#### What needs to be done:
Stop after the line with "const yTicks = [-6000, -4000, -2000, 0, 2000, 4000, 6000, 8000];": repeat exactly every line before it, beginning with the first, and that line itself.
........
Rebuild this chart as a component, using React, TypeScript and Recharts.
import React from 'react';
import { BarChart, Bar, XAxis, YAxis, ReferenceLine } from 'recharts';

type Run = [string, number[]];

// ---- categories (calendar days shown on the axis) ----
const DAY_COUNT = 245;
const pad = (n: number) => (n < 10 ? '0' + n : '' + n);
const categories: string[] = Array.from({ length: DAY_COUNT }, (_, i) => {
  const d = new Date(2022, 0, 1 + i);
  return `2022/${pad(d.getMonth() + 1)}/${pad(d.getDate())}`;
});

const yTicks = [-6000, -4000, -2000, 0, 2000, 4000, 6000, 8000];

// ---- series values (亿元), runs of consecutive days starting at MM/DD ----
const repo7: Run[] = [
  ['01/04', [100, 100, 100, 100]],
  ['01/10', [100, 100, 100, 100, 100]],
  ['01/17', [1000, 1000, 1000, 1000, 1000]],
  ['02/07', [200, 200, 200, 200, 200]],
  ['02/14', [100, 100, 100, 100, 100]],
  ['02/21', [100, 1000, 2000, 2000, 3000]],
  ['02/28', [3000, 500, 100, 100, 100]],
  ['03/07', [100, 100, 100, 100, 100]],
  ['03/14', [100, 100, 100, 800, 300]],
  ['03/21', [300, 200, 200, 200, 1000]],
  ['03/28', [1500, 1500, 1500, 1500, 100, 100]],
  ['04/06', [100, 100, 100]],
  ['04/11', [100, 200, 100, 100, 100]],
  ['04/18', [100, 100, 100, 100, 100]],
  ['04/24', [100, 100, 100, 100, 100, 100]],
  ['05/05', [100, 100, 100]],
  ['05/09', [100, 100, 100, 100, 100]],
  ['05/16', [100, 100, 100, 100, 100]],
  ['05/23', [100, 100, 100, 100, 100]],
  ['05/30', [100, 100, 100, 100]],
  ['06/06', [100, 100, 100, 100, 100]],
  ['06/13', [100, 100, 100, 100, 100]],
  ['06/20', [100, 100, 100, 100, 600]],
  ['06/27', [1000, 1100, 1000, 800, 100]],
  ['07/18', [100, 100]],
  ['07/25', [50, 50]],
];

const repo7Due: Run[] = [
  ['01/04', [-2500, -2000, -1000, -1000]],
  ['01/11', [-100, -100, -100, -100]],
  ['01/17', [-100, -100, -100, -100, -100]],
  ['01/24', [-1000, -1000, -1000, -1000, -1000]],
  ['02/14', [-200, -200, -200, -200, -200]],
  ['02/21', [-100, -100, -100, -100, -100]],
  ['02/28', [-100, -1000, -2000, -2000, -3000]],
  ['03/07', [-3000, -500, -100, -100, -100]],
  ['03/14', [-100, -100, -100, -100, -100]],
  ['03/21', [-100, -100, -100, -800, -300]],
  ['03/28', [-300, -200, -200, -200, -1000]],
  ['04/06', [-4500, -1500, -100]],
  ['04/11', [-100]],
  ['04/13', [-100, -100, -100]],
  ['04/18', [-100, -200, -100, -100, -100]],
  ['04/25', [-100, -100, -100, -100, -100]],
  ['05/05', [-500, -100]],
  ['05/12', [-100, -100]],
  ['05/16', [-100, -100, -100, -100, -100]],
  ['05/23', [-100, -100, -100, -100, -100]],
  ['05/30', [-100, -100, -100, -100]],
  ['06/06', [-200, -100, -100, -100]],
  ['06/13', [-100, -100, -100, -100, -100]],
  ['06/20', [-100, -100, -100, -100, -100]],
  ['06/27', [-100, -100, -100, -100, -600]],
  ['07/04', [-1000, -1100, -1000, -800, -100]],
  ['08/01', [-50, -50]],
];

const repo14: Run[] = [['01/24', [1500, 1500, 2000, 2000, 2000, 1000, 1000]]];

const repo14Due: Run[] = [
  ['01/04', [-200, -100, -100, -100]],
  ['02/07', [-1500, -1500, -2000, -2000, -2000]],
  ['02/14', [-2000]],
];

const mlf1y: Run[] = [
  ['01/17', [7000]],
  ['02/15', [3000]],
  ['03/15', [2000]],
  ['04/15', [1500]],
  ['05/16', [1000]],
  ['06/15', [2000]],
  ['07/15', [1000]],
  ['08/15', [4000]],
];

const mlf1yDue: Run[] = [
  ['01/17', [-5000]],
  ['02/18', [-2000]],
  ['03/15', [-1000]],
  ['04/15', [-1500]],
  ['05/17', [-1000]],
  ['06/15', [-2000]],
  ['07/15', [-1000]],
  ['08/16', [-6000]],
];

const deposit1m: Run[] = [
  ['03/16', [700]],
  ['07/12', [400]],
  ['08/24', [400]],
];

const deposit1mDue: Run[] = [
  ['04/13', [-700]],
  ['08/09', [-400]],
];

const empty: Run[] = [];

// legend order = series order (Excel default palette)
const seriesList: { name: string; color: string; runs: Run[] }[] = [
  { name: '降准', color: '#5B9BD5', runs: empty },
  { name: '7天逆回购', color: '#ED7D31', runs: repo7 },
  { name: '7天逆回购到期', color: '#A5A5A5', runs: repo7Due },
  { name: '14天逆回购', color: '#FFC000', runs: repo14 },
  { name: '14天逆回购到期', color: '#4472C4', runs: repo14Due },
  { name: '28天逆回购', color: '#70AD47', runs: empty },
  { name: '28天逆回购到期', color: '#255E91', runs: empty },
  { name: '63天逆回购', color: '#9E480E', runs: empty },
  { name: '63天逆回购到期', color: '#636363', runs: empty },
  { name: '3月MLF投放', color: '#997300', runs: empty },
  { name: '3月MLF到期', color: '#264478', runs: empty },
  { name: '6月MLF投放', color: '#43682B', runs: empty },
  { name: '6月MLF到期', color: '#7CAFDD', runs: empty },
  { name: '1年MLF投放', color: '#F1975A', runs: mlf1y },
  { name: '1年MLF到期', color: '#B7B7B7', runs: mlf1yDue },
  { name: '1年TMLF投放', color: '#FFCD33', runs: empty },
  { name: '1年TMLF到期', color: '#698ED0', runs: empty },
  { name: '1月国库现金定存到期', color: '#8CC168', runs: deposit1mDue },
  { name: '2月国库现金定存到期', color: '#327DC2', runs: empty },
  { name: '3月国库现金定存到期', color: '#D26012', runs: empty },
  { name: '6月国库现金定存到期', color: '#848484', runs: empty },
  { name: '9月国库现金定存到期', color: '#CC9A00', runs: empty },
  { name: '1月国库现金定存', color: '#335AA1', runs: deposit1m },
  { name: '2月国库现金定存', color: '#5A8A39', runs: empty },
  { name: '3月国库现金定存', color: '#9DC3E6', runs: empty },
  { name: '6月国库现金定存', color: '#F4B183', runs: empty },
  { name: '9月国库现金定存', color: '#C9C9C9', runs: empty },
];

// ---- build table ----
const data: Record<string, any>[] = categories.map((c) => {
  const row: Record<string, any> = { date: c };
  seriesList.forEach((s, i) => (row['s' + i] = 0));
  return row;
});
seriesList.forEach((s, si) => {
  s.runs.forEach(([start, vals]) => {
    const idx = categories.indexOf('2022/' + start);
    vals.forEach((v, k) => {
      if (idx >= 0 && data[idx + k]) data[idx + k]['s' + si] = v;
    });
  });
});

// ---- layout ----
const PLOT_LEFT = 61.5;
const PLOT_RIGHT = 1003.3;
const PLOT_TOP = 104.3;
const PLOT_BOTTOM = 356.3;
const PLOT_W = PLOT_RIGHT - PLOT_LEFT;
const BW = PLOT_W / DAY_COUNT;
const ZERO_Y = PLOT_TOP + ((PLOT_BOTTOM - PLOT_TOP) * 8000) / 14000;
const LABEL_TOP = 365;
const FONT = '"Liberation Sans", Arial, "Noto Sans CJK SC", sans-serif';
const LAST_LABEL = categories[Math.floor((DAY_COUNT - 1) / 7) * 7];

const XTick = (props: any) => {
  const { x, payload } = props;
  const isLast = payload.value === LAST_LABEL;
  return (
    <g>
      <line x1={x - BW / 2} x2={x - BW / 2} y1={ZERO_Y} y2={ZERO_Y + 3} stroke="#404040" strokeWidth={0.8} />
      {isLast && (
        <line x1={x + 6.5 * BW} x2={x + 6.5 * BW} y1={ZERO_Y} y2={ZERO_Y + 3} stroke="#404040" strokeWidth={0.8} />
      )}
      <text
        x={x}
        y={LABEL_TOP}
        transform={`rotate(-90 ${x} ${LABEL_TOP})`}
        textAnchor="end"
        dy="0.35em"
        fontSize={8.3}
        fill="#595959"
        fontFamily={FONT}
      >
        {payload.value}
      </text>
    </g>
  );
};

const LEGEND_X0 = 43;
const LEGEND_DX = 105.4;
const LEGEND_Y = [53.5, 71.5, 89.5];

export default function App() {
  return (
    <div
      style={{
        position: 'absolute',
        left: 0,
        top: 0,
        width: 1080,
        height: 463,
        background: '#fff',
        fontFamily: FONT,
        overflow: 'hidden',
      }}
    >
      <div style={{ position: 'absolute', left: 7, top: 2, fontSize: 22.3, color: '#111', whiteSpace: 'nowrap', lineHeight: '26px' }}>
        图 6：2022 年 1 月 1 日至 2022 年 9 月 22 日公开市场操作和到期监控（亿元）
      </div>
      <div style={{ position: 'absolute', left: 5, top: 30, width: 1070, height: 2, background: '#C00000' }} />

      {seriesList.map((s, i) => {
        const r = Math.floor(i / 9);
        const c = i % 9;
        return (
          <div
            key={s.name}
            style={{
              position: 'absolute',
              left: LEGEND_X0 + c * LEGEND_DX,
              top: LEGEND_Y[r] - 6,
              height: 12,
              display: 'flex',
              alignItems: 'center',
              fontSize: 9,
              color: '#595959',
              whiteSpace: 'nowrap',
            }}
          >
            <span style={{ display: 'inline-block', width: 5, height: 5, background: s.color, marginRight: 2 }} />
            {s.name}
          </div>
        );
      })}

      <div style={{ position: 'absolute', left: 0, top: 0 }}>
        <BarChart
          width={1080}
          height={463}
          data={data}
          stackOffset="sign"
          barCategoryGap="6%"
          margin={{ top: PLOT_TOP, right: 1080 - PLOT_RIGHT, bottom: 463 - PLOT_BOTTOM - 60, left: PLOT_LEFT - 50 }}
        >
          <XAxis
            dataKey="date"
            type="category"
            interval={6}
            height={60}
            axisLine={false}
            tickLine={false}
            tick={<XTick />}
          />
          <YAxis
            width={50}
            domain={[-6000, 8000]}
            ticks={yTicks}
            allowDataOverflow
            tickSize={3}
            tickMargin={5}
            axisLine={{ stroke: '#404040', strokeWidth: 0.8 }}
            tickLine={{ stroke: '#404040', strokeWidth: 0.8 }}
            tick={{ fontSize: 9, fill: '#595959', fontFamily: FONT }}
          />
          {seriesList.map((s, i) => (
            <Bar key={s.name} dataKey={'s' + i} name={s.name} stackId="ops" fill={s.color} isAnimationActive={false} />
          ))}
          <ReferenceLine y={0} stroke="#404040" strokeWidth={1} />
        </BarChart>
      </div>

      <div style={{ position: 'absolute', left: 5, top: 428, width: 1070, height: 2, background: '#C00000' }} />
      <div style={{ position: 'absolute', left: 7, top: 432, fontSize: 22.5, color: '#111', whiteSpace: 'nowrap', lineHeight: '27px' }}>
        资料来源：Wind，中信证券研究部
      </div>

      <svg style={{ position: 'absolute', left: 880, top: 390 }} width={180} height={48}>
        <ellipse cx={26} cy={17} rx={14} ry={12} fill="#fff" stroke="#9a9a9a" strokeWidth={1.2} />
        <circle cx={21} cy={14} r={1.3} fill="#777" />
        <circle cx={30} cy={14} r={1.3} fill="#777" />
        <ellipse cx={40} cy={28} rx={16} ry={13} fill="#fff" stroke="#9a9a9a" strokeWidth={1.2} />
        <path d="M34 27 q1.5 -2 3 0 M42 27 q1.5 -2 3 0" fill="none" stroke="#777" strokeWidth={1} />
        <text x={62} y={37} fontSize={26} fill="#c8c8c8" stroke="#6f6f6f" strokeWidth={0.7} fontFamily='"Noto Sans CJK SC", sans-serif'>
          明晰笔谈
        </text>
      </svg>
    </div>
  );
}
........
#### Task answer:
Rebuild this chart as a component, using React, TypeScript and Recharts.
import React from 'react';
import { BarChart, Bar, XAxis, YAxis, ReferenceLine } from 'recharts';

type Run = [string, number[]];

// ---- categories (calendar days shown on the axis) ----
const DAY_COUNT = 245;
const pad = (n: number) => (n < 10 ? '0' + n : '' + n);
const categories: string[] = Array.from({ length: DAY_COUNT }, (_, i) => {
  const d = new Date(2022, 0, 1 + i);
  return `2022/${pad(d.getMonth() + 1)}/${pad(d.getDate())}`;
});

const yTicks = [-6000, -4000, -2000, 0, 2000, 4000, 6000, 8000];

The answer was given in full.